Alan Dick of Commonwealth Aluminum Corp., Louisville, Ky., noted that China’s appetite for aluminum scrap has skyrocketed since 2001, with 200,000 tons of the commodity heading into China in 2002.
That demand for scrap at a time when primary prices have been toward the lower end of the scale has provided difficult circumstances for aluminum scrap consuming companies like Commonwealth and Wabash Alloys, Wabash Ind.
Wabash Alloys vice president Joe Rosengarten pointed to exporters buying at high prices combined with reduced U.S. generation of industrial scrap as factors contributing to the disappearance of margins for secondary smelters. “There are currently no spreads in this business,” he declared.

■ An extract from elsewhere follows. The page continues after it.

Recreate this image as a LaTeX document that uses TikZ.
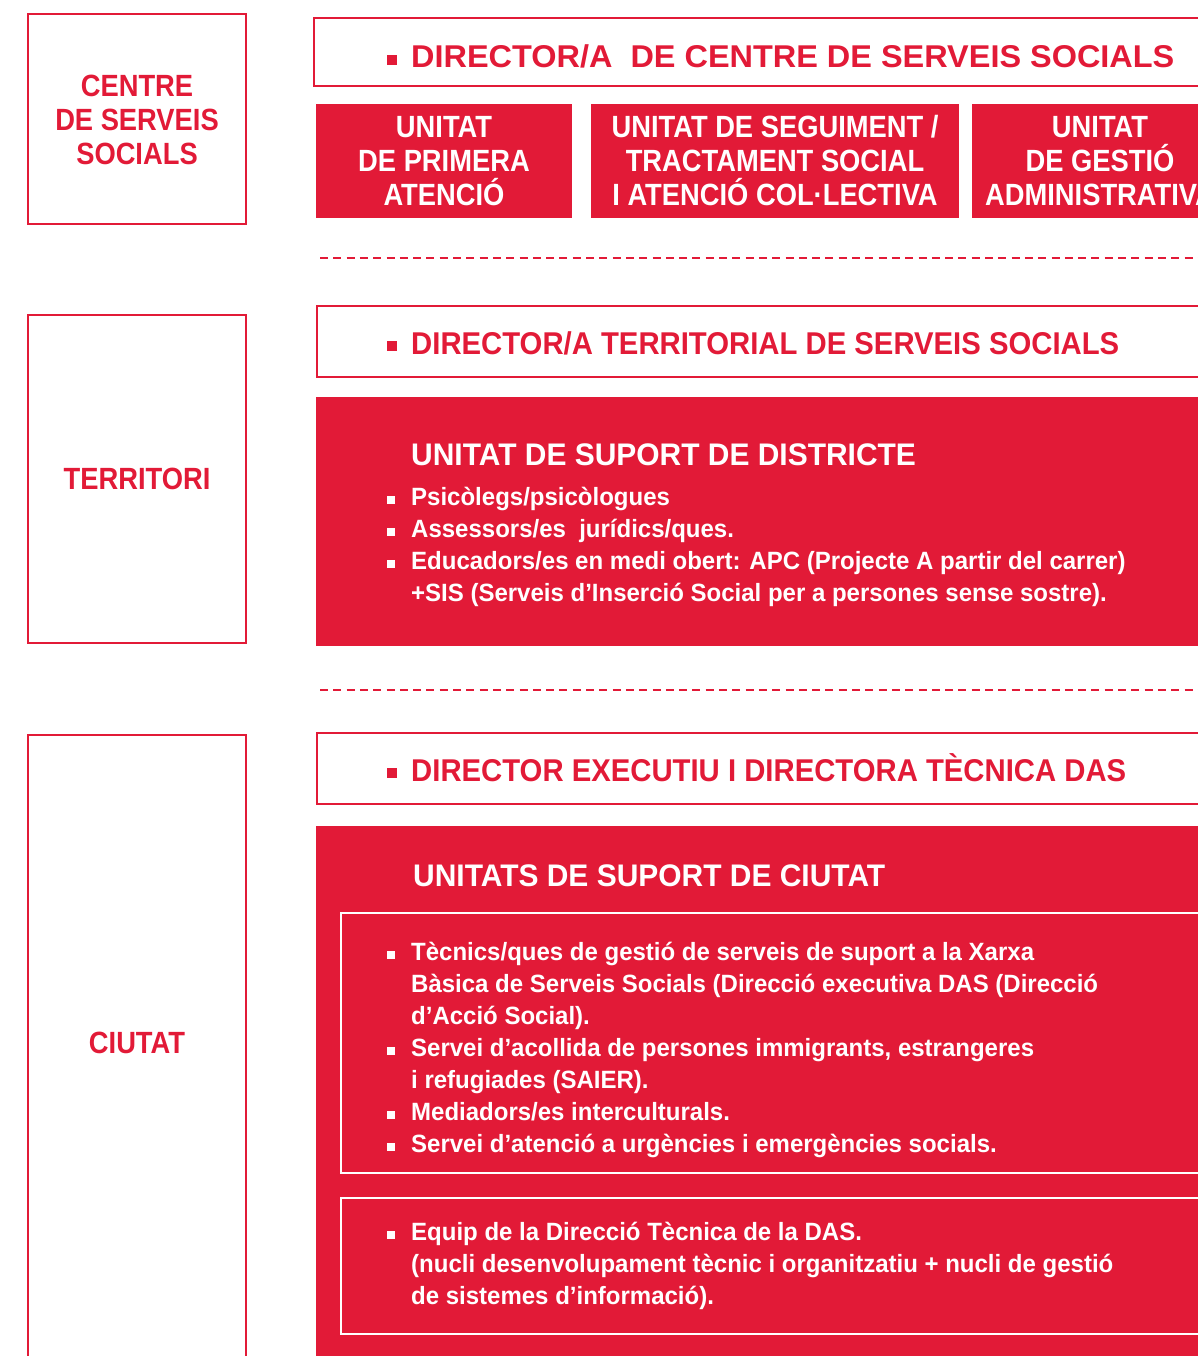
\documentclass[tikz,border=0pt]{standalone}
\usepackage{fontspec}
\setmainfont{Liberation Sans}
\newfontfamily\narrowfont{Liberation Sans}[FakeStretch=0.89]
\newfontfamily\headfont{Liberation Sans}[FakeStretch=0.93]
\newfontfamily\widefont{Liberation Sans}[FakeStretch=1.03]
\newfontfamily\bodyfont{Liberation Sans}[FakeStretch=0.96]
\definecolor{dasred}{HTML}{E21A37}

% square bullets
\newcommand\bigsq{\makebox[24pt][l]{\rule[3pt]{10pt}{10pt}}}
\newcommand\sq{\makebox[24pt][l]{\rule[1pt]{8pt}{8pt}}}
\newcommand\ind{\hspace*{24pt}}

\begin{document}
\begin{tikzpicture}[x=1pt,y=-1pt]

\tikzstyle{sidebox} = [draw=dasred, line width=2.5pt, minimum width=218pt, inner sep=0pt];
\tikzstyle{sidetxt} = [text=dasred, align=center, inner sep=0pt,
	font=\narrowfont\bfseries\fontsize{30.7}{34}\selectfont];
\tikzstyle{headbox} = [draw=dasred, line width=2.5pt, inner sep=0pt];
\tikzstyle{headtxt} = [text=dasred, anchor=base west, inner sep=0pt,
	font=\headfont\bfseries\fontsize{31.5}{34}\selectfont];
\tikzstyle{unit} = [fill=dasred, text=white, align=center, inner sep=0pt,
	minimum height=114pt, font=\narrowfont\bfseries\fontsize{30.7}{34}\selectfont];
\tikzstyle{panel} = [fill=dasred, inner sep=0pt];
\tikzstyle{subpanel} = [draw=white, line width=2pt, inner sep=0pt];
\tikzstyle{subtitle} = [text=white, anchor=base west, inner sep=0pt,
	font=\bodyfont\bfseries\fontsize{31.2}{34}\selectfont];
\tikzstyle{items} = [text=white, anchor=north west, inner sep=0pt, align=left,
	font=\bodyfont\bfseries\fontsize{25}{32}\selectfont];
\tikzstyle{sep} = [draw=dasred, line width=2.5pt, dash pattern=on 8pt off 5.3pt];

\useasboundingbox (0,0) rectangle (1198,1356);
\clip (0,0) rectangle (1198,1356);

% left column
\node[sidebox, minimum height=210pt] (centrebox) at (137,119) {};
\node[sidetxt] (centre) at (137,120) {CENTRE\\DE SERVEIS\\SOCIALS};
\node[sidebox, minimum height=328pt] (terrbox) at (137,479) {};
\node[sidetxt] (terr) at (137,479) {TERRITORI};
\node[sidebox, minimum height=665pt] (ciutatbox) at (137,1067.5) {};
\node[sidetxt] (ciutat) at (137,1043) {CIUTAT};

% centre de serveis socials
\node[headbox, minimum width=916pt, minimum height=68pt] (dircentre) at (772,52) {};
\node[headtxt, font=\widefont\bfseries\fontsize{31.5}{34}\selectfont] (dircentretxt) at (387,68)
	{\bigsq DIRECTOR/A\ \ DE CENTRE DE SERVEIS SOCIALS};
\node[unit, minimum width=256pt] (u1) at (444,161) {UNITAT\\DE PRIMERA\\ATENCIÓ};
\node[unit, minimum width=368pt] (u2) at (775,161) {UNITAT DE SEGUIMENT /\\TRACTAMENT SOCIAL\\I ATENCIÓ COL·LECTIVA};
\node[unit, minimum width=256pt] (u3) at (1100,161) {UNITAT\\DE GESTIÓ\\ADMINISTRATIVA};

\coordinate (s1a) at (320,258);
\coordinate (s1b) at (1230,258);
\draw[sep] (s1a) -- (s1b);

% territori
\node[headbox, minimum width=913pt, minimum height=71pt] (dirterr) at (773.5,341.5) {};
\node[headtxt] (dirterrtxt) at (387,354) {\bigsq DIRECTOR/A TERRITORIAL DE SERVEIS SOCIALS};
\node[panel, minimum width=914pt, minimum height=249pt] (districte) at (773,521.5) {};
\node[subtitle] (districtetxt) at (411,465) {UNITAT DE SUPORT DE DISTRICTE};
\node[items] (districtellista) at (387,482.6) {\strut\sq Psicòlegs/psicòlogues\\
	\sq Assessors/es\ \ jurídics/ques.\\
	\sq Educadors/es en medi obert: APC (Projecte A partir del carrer)\\
	\ind +SIS (Serveis d’Inserció Social per a persones sense sostre).};

\coordinate (s2a) at (320,690);
\coordinate (s2b) at (1230,690);
\draw[sep] (s2a) -- (s2b);

% ciutat
\node[headbox, minimum width=913pt, minimum height=71pt] (direxec) at (773.5,768.5) {};
\node[headtxt] (direxectxt) at (387,781) {\bigsq DIRECTOR EXECUTIU I DIRECTORA TÈCNICA DAS};
\node[panel, minimum width=914pt, minimum height=574pt] (ciutatpanel) at (773,1113) {};
\node[subtitle] (ciutattxt) at (413,886) {UNITATS DE SUPORT DE CIUTAT};
\node[subpanel, minimum width=889pt, minimum height=260pt] (suport) at (785.5,1043) {};
\node[items] (suportllista) at (387,937.6) {\strut\sq Tècnics/ques de gestió de serveis de suport a la Xarxa\\
	\ind Bàsica de Serveis Socials (Direcció executiva DAS (Direcció\\
	\ind d’Acció Social).\\
	\sq Servei d’acollida de persones immigrants, estrangeres\\
	\ind i refugiades (SAIER).\\
	\sq Mediadors/es interculturals.\\
	\sq Servei d’atenció a urgències i emergències socials.};
\node[subpanel, minimum width=889pt, minimum height=136pt] (equip) at (785.5,1266) {};
\node[items] (equipllista) at (387,1217.6) {\strut\sq Equip de la Direcció Tècnica de la DAS.\\
	\ind (nucli desenvolupament tècnic i organitzatiu + nucli de gestió\\
	\ind de sistemes d’informació).};

\end{tikzpicture}
\end{document}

Alan Alpert of Alpert & Alpert Iron & Metal Inc., Los Angeles, also pointed to tight scrap supply and competitive overseas buying “for scrap that doesn’t exist” as key current market factors.
Reasons for aluminum pricing optimism cited by Alpert were similar to those mentioned by Buxton—an apparent recovery in the U.S. and Japanese economies and solid demand from China, South Korea, India and other scrap importers.
Even if LME pricing improves, how that in fact will affect scrap pricing was another topic of discussion. While Dick and Rosengarten endorsed an increased use of the LME NASAAC contract for some scrap trading, Michael Lion of the Sims Group, Malibu, Calif., has been trying to gauge scrap’s price relationship with LME primary aluminum.
His conclusion: “I’m skeptical. The connection between scrap [pricing] and the LME is tentative. “
Among the “X factors” severing the connection is Chinese buying, says Lion. “This has left the market in random hands, with the ‘greater fool theory’ in effect,” he remarked, noting that sellers are regularly finding buyers willing to bid up the price of aluminum scrap above a fixed peg to the LME or other indexes.